One possibility is that some of us are "metabolically damaged" in
some permanent way that the paleo people were not.  Much as we
may like to believe that paleo diet reverses the effects of years
of bad diet, it may not be so.

Another possibility -- the one that I favor -- is that a number
of lifestyle factors contributed to the leanness of paleo people.
One of them would be that "impulse eating" would have required
more work than just going to the refrigerator.  That is, I think
there would not have been much food lying around to be consumed
on a whim.  If I feel peckish I can open a bag of pork cracklings
and get 500 calories in a matter of minutes.  If I had to go
catch and kill something and skin it, well, I might just wait
until I was a bit hungrier.  I might go and find some nuts or
berries, or dig up some roots, but all of these things involve
considerably more work than opening the refrigerator, a bag, or a
jar.  In that kind of an environment, I think people would get
used to eating what they need and not much more.

In contrast, in the civilized world our food supply is radically
disconnected from our activity patterns.  One can do sedentary
work and yet have a home stocked with massive amounts of food --
even paleo food.  Every dieter knows that there is a strong
psychological component to food cravings, perhaps explicable by
our paleolithic eating patterns of long ago.  The more stuff
there is in the kitchen, the more we have the urge to eat it.
If it's not there, the craving usually passes soon enough.

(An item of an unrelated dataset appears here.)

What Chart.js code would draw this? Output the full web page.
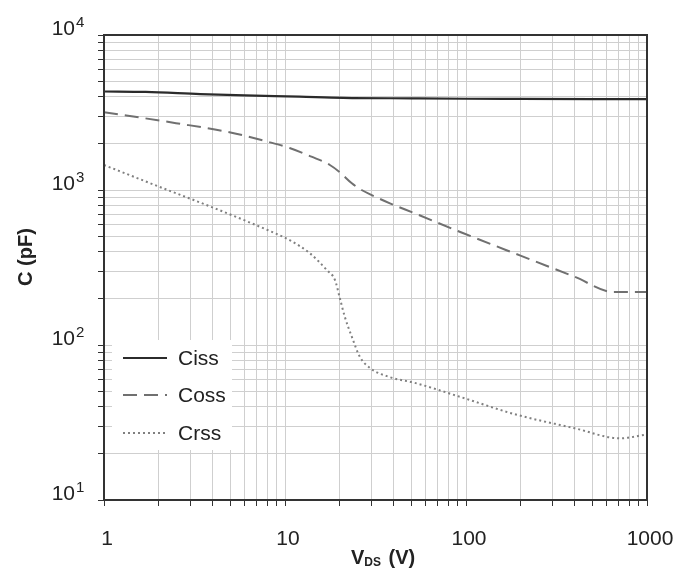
<!DOCTYPE html>
<html>
<head>
<meta charset="utf-8">
<script src="https://cdn.jsdelivr.net/npm/chart.js@4"></script>
<style>
  body { margin: 0; background: #fff; }
  canvas { display: block; }
</style>
</head>
<body>
<canvas id="capChart" width="692" height="572"></canvas>
<script>
// Dados (V_DS em V, C em pF)
const cissX = [1, 1.7, 3.4, 6, 12, 21, 50, 100, 200, 500, 1000];
const cissY = [4320, 4290, 4160, 4080, 4000, 3930, 3900, 3880, 3870, 3862, 3860];

const cossX = [1, 2.5, 5, 8, 10.6, 14, 17.7, 20, 23.4, 26.5, 30, 38, 52, 96, 200, 400, 650, 1000];
const cossY = [3180, 2700, 2350, 2050, 1866, 1640, 1450, 1306, 1104, 1000, 929, 820, 708, 528, 377, 275, 220, 220];

const crssX = [1, 2, 4, 8, 10.6, 13.7, 17, 18.9, 20, 21.4, 23.4, 25.9, 29.5, 38, 52, 100, 182, 400, 710, 1000];
const crssY = [1450, 1054, 770, 552, 475, 391, 305, 262, 205, 152, 113, 84, 71, 62, 57, 45, 36, 29, 25, 26.5];

const xLabels = [1, 10, 100, 1000];
const yExps = [1, 2, 3, 4];

// Gera posições da grade logarítmica (1..9 por década)
function gradeLog(min, max) {
    const vals = [];
    for (let d = min; d < max; d *= 10) {
        for (let k = 1; k < 10; k++) vals.push(d * k);
    }
    vals.push(max);
    return vals.map(v => ({ value: v }));
}

function pontos(xs, ys) {
    return xs.map((x, i) => ({ x: x, y: ys[i] }));
}

// Plugin para moldura, rótulos e legenda
const desenhoExtra = {
    id: 'desenhoExtra',
    afterDraw(chart) {
        const ctx = chart.ctx;
        const area = chart.chartArea;
        const sx = chart.scales.x;
        const sy = chart.scales.y;

        ctx.save();
        // moldura
        ctx.strokeStyle = '#333';
        ctx.lineWidth = 2;
        ctx.strokeRect(area.left, area.top, area.right - area.left, area.bottom - area.top);

        // rótulos do eixo x
        ctx.fillStyle = '#222';
        ctx.font = '21px "Liberation Sans", Arial, sans-serif';
        ctx.textAlign = 'center';
        ctx.textBaseline = 'alphabetic';
        xLabels.forEach(v => {
            ctx.fillText(String(v), sx.getPixelForValue(v) + 3, 545);
        });

        // rótulos do eixo y (10 com expoente)
        yExps.forEach(e => {
            const py = sy.getPixelForValue(Math.pow(10, e));
            ctx.font = '21px "Liberation Sans", Arial, sans-serif';
            ctx.textAlign = 'right';
            ctx.fillText('10', 75, py);
            ctx.font = '15px "Liberation Sans", Arial, sans-serif';
            ctx.textAlign = 'left';
            ctx.fillText(String(e), 76, py - 8);
        });

        // título do eixo y
        ctx.save();
        ctx.translate(32, 257);
        ctx.rotate(-Math.PI / 2);
        ctx.font = 'bold 20px "Liberation Sans", Arial, sans-serif';
        ctx.textAlign = 'center';
        ctx.fillStyle = '#222';
        ctx.fillText('C (pF)', 0, 0);
        ctx.restore();

        // título do eixo x: V_DS (V)
        ctx.font = 'bold 20px "Liberation Sans", Arial, sans-serif';
        ctx.textAlign = 'left';
        let x0 = 351;
        ctx.fillText('V', x0, 564);
        x0 += ctx.measureText('V').width;
        ctx.font = 'bold 12px "Liberation Sans", Arial, sans-serif';
        ctx.fillText('DS', x0, 566);
        x0 += ctx.measureText('DS').width + 2;
        ctx.font = 'bold 20px "Liberation Sans", Arial, sans-serif';
        ctx.fillText(' (V)', x0, 564);

        // legenda
        ctx.fillStyle = '#fff';
        ctx.fillRect(area.left + 8, 340, 120, 110);
        const linhasY = [358, 395, 433];
        chart.data.datasets.forEach((ds, i) => {
            const ly = linhasY[i];
            ctx.beginPath();
            ctx.setLineDash(ds.borderDash || []);
            ctx.strokeStyle = ds.borderColor;
            ctx.lineWidth = ds.borderWidth;
            ctx.moveTo(area.left + 19, ly);
            ctx.lineTo(area.left + 63, ly);
            ctx.stroke();
            ctx.setLineDash([]);
            ctx.fillStyle = '#222';
            ctx.font = '21px "Liberation Sans", Arial, sans-serif';
            ctx.textAlign = 'left';
            ctx.textBaseline = 'middle';
            ctx.fillText(ds.label, area.left + 74, ly + 1);
        });
        ctx.restore();
    }
};

const ctx = document.getElementById('capChart').getContext('2d');
const capChart = new Chart(ctx, {
    type: 'line',
    data: {
        datasets: [
            {
                label: 'Ciss',
                data: pontos(cissX, cissY),
                borderColor: '#2b2b2b',
                borderWidth: 2.2,
                borderDash: []
            },
            {
                label: 'Coss',
                data: pontos(cossX, cossY),
                borderColor: '#707070',
                borderWidth: 2,
                borderDash: [14, 7]
            },
            {
                label: 'Crss',
                data: pontos(crssX, crssY),
                borderColor: '#808080',
                borderWidth: 2,
                borderDash: [2, 3]
            }
        ]
    },
    options: {
        responsive: false,
        animation: false,
        elements: {
            point: { radius: 0 },
            line: { cubicInterpolationMode: 'monotone' }
        },
        layout: {
            padding: { left: 98, right: 45, top: 35, bottom: 66 }
        },
        plugins: {
            legend: { display: false },
            tooltip: { enabled: false }
        },
        scales: {
            x: {
                type: 'logarithmic',
                min: 1,
                max: 1000,
                afterBuildTicks: (axis) => { axis.ticks = gradeLog(1, 1000); },
                ticks: { display: false, autoSkip: false },
                grid: {
                    color: '#cfcfcf',
                    lineWidth: 1,
                    tickLength: 6,
                    tickColor: '#333'
                },
                border: { display: true, color: '#333', width: 2 }
            },
            y: {
                type: 'logarithmic',
                min: 10,
                max: 10000,
                afterBuildTicks: (axis) => { axis.ticks = gradeLog(10, 10000); },
                ticks: { display: false, autoSkip: false },
                grid: {
                    color: '#cfcfcf',
                    lineWidth: 1,
                    tickLength: 6,
                    tickColor: '#333'
                },
                border: { display: true, color: '#333', width: 2 }
            }
        }
    },
    plugins: [desenhoExtra]
});
</script>
</body>
</html>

In my case, I generally don't get such cravings until the
evening, hours after dinner.  In a paleo world, I would be
asleep.  But instead I am sitting up reading a book.  I think
about that bag of pork cracklings sitting in there.  They'd taste
pretty good, and they're *paleo*!  I hypnotize myself with the
lie that I can't gain weight eating paleo foods, and I go have
the snack.

This is not a scenario that a paleo person would have to deal
with, I think, but it is a part of my life every night.  If I
want to lose weight I have to resist such urges.